Okay, “waxing” is a gerund here, a verb-noun hybrid (the Prius of the grammar world). With “waxing” as a gerund, the verb “do” technically makes sense, because “waxing” is a direct object. This usage still sounds strange to me, though. Yet “we wax” sounds odd also.  To me, “we do waxing” comes across as a boast about some sort of mind-altering, illegal substance: “Cocaine is so 1980s! We do waxing at parties!” Forget about the sign for a minute. Isn’t the whole concept of waxing weird?  Can’t people just shave or stay hairy? But I digress. “We do waxing” should probably be “we offer waxing” or “hair-removal via wax offered here.”

One more:

 

This sign makes sense, because “massage” is a noun in this sentence (which even has a period! be still my beating, grammatical heart!). Even so, it’s part of the trend that pushes the main action into the direct-object role and inserts an unnecessary verb. I’d rather see something like “we massage backs.”

A final comment: Why “we”? If the store is advertising something, shouldn’t you assume that the employees aren’t sending you to “they” — the repair, waxing, or massage emporium down the block? “We do” want to know, so if you have any theories, post them. And do me a favor: Don’t “do” unless you have to.

 

Stress Relief

Is your last nerve fraying? Have you had a fight with someone near and dear to you — or with anyone else, for that matter? Maybe you need to stop by this store for some help:

 

 

 

 

 

 

You’d think a team of therapists awaited you inside. Alas, it’s a bank. I imagine that the “relationship manager” working there makes sure you love your money and it loves you back. Or something like that.
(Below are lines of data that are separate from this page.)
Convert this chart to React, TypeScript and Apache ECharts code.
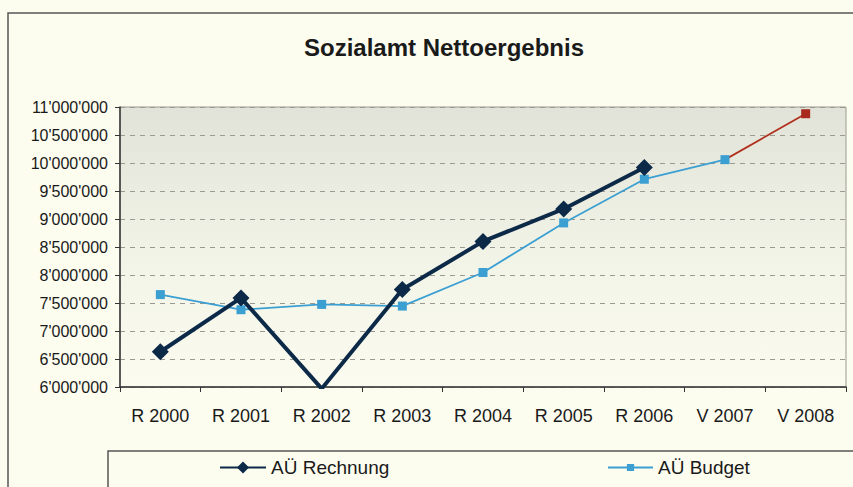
import React, { useEffect, useRef } from "react";
import * as echarts from "echarts";

const categories = ["R 2000", "R 2001", "R 2002", "R 2003", "R 2004", "R 2005", "R 2006", "V 2007", "V 2008"];
const rechnung = [6630000, 7590000, 5970000, 7740000, 8600000, 9180000, 9920000, null, null];
const budget = [7650000, 7380000, 7475000, 7445000, 8045000, 8930000, 9710000, 10060000, null];
const forecast = [null, null, null, null, null, null, null, 10060000, 10880000];
const legendRechnung = "AÜ Rechnung";
const legendBudget = "AÜ Budget";
const title = "Sozialamt Nettoergebnis";

const fmt = (v: number) => String(v).replace(/\B(?=(\d{3})+(?!\d))/g, "'");

export default function App() {
  const ref = useRef<HTMLDivElement>(null);
  useEffect(() => {
    if (!ref.current) return;
    const chart = echarts.init(ref.current, null, { renderer: "svg" });
    const font = "'Liberation Sans', Arial, sans-serif";
    chart.setOption({
      animation: false,
      backgroundColor: "#fcfcef",
      textStyle: { fontFamily: font },
      title: {
        text: title,
        left: 439,
        textAlign: "center",
        top: 30,
        textStyle: { fontFamily: font, fontSize: 24, fontWeight: "bold", color: "#1a1a1a" },
      },
      graphic: [
        {
          type: "rect",
          shape: { x: 8, y: 13, width: 900, height: 520 },
          style: { fill: "none", stroke: "#555", lineWidth: 1.5 },
          silent: true,
          z: -1,
        },
        {
          type: "rect",
          shape: { x: 108, y: 451, width: 800, height: 60 },
          style: { fill: "none", stroke: "#555", lineWidth: 1.5 },
          silent: true,
        },
      ],
      legend: [
        {
          data: [legendRechnung],
          left: 219,
          top: 458,
          padding: 0,
          itemWidth: 46,
          itemHeight: 15,
          textStyle: { fontFamily: font, fontSize: 19, color: "#1a1a1a" },
        },
        {
          data: [legendBudget],
          left: 607,
          top: 458,
          padding: 0,
          itemWidth: 45,
          itemHeight: 9,
          textStyle: { fontFamily: font, fontSize: 19, color: "#1a1a1a" },
        },
      ],
      grid: {
        left: 120,
        right: 7,
        top: 107,
        bottom: 100,
        show: true,
        borderColor: "#9a9a92",
        borderWidth: 1,
        backgroundColor: new echarts.graphic.LinearGradient(0, 0, 0, 1, [
          { offset: 0, color: "#e2e3d8" },
          { offset: 0.55, color: "#f3f4e8" },
          { offset: 1, color: "#fbfbef" },
        ]),
      },
      xAxis: {
        type: "category",
        data: categories,
        boundaryGap: true,
        axisLine: { lineStyle: { color: "#333", width: 1.5 } },
        axisTick: { show: true, length: 5, inside: false, lineStyle: { color: "#333" } },
        axisLabel: { margin: 20, fontSize: 18, color: "#1a1a1a", fontFamily: font },
        splitLine: { show: false },
      },
      yAxis: {
        type: "value",
        min: 6000000,
        max: 11000000,
        interval: 500000,
        axisLine: { show: true, lineStyle: { color: "#333", width: 1.5 } },
        axisTick: { show: true, length: 5, lineStyle: { color: "#333" } },
        axisLabel: { margin: 12, fontSize: 16, color: "#1a1a1a", fontFamily: font, formatter: (v: number) => fmt(v) },
        splitLine: { show: true, lineStyle: { color: "#9a9a92", type: [5, 5], width: 1 } },
      },
      series: [
        {
          name: legendBudget,
          type: "line",
          data: budget,
          symbol: "rect",
          symbolSize: 9,
          color: "#3b9fd2",
          lineStyle: { color: "#3b9fd2", width: 1.8 },
          itemStyle: { color: "#3b9fd2" },
          z: 2,
        },
        {
          name: "V",
          type: "line",
          data: forecast.map((v, i) => (i === 7 ? { value: v, symbol: "none" } : v)),
          symbol: "rect",
          symbolSize: 9,
          color: "#b0301e",
          lineStyle: { color: "#b0301e", width: 1.8 },
          itemStyle: { color: "#a82a1e" },
          z: 1,
        },
        {
          name: legendRechnung,
          type: "line",
          data: rechnung,
          symbol: "diamond",
          symbolSize: 17,
          color: "#0c2a48",
          lineStyle: { color: "#0c2a48", width: 4 },
          itemStyle: { color: "#0c2a48" },
          z: 3,
        },
      ],
    });
    return () => chart.dispose();
  }, []);
  return <div ref={ref} style={{ position: "fixed", left: 0, top: 0, width: 853, height: 487 }} />;
}
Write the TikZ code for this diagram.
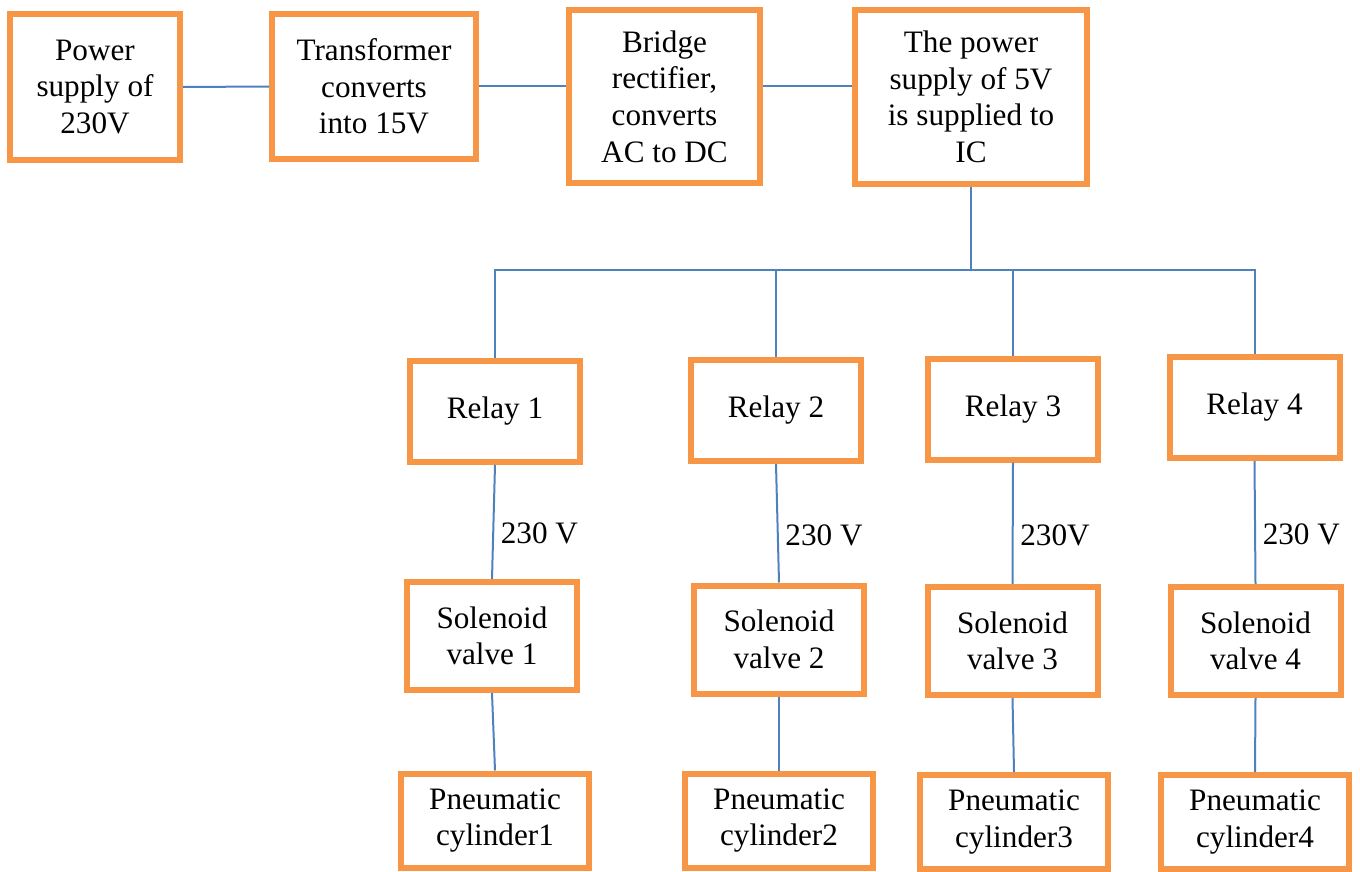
\documentclass[tikz,border=0pt]{standalone}
\usepackage{fontspec}
\setmainfont{Liberation Serif}
\definecolor{boxorange}{HTML}{F79646}
\definecolor{wireblue}{HTML}{4F81BD}
\begin{document}
\begin{tikzpicture}[x=0.5pt, y=-0.5pt,
    box/.style={draw=boxorange, line width=3pt, align=center, inner sep=0pt,
        font=\fontsize{15.6}{18.3}\selectfont},
    volt/.style={right, font=\fontsize{15.6}{18.3}\selectfont},
    wire/.style={draw=wireblue, line width=1pt}]
    \useasboundingbox (0,0) rectangle (1360,872);

    % supply chain along the top
    \node[box, minimum width=85pt, minimum height=73pt] (psu) at (95,87) {Power\\supply of\\230V};
    \node[box, minimum width=102pt, minimum height=72.5pt] (trans) at (374,86.5) {Transformer\\converts\\into 15V};
    \node[box, minimum width=95.5pt, minimum height=86.5pt] (bridge) at (664.5,96.5) {Bridge\\rectifier,\\converts\\AC to DC};
    \node[box, minimum width=116pt, minimum height=87pt] (ic) at (971,97) {The power\\supply of 5V\\is supplied to\\IC};

    \draw[wire] (psu.east) -- (trans.west);
    \draw[wire] (trans.east) -- (trans.east -| bridge.west);
    \draw[wire] (bridge.east |- trans.east) -- (trans.east -| ic.west);

    % four channels
    \foreach \i/\x/\y in {1/495/411.5, 2/776/410.5, 3/1013/409, 4/1254.5/407.5}
        \node[box, minimum width=85pt, minimum height=50.5pt] (relay\i) at (\x,\y) {Relay \i};
    \foreach \i/\x/\y in {1/492/636, 2/779/639.5, 3/1012.5/641, 4/1255.5/641}
        \node[box, minimum width=85pt, minimum height=54pt] (valve\i) at (\x,\y) {Solenoid\\valve \i};
    \foreach \i/\x/\y in {1/495/820.5, 2/779/820.5, 3/1014/822, 4/1255/822}
        \node[box, minimum width=94pt, minimum height=47pt] (cyl\i) at (\x,\y) {Pneumatic\\cylinder\i};

    % bus from the IC to the relays
    \coordinate (bus) at (971,270);
    \draw[wire] (ic.south) -- (bus);
    \draw[wire] (relay1.north) |- (bus) -| (relay4.north);
    \foreach \i in {2,3}
        \draw[wire] (relay\i.north) -- (relay\i.north |- bus);

    \foreach \i/\v in {1/230 V, 2/230 V, 3/230V, 4/230 V} {
        \draw[wire] (relay\i.south) -- node[volt, pos=0.6] {\v} (valve\i.north);
        \draw[wire] (valve\i.south) -- (cyl\i.north);
    }
\end{tikzpicture}
\end{document}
If your love life isn’t the problem but you’re fed up with impolite people, try this shop:

 

 

 

 

 

 

No word on whether the cashier, deli worker, and butcher have proper etiquette, but if they don’t, presumably you can hang out with a courtesy clerk until you recover. Or perhaps the clerks sell courtesy? If so, I can recommend a number of potential customers whose supply is low or completely gone.

Still upset? Try this place:

Personally, I can “relive stress” all by myself, but if you need someone to send you into a nightmare flashback, this place is for you. I won’t mention “pour digestion,” spelling errors being beneath my notice, but I admit it took me two or three minutes to decipher the meaning of the second line. Is “jares” supposed to be “jars”? I wondered. But what sort of sport takes place “in jares”? Model ship building? And what on earth is “Over Use in Jares?” Some sort of recycling promotion, as in “don’t use too many jars”? Then it hit me: “in Jares” are “injuries.” Presumably the first reference is to repetitive motion problems and the second to tennis elbow and similar maladies.  After all this work, I had the “low energy” the shopkeepers are supposed to treat. I’d have gone in, but I didn’t want to relive any stress.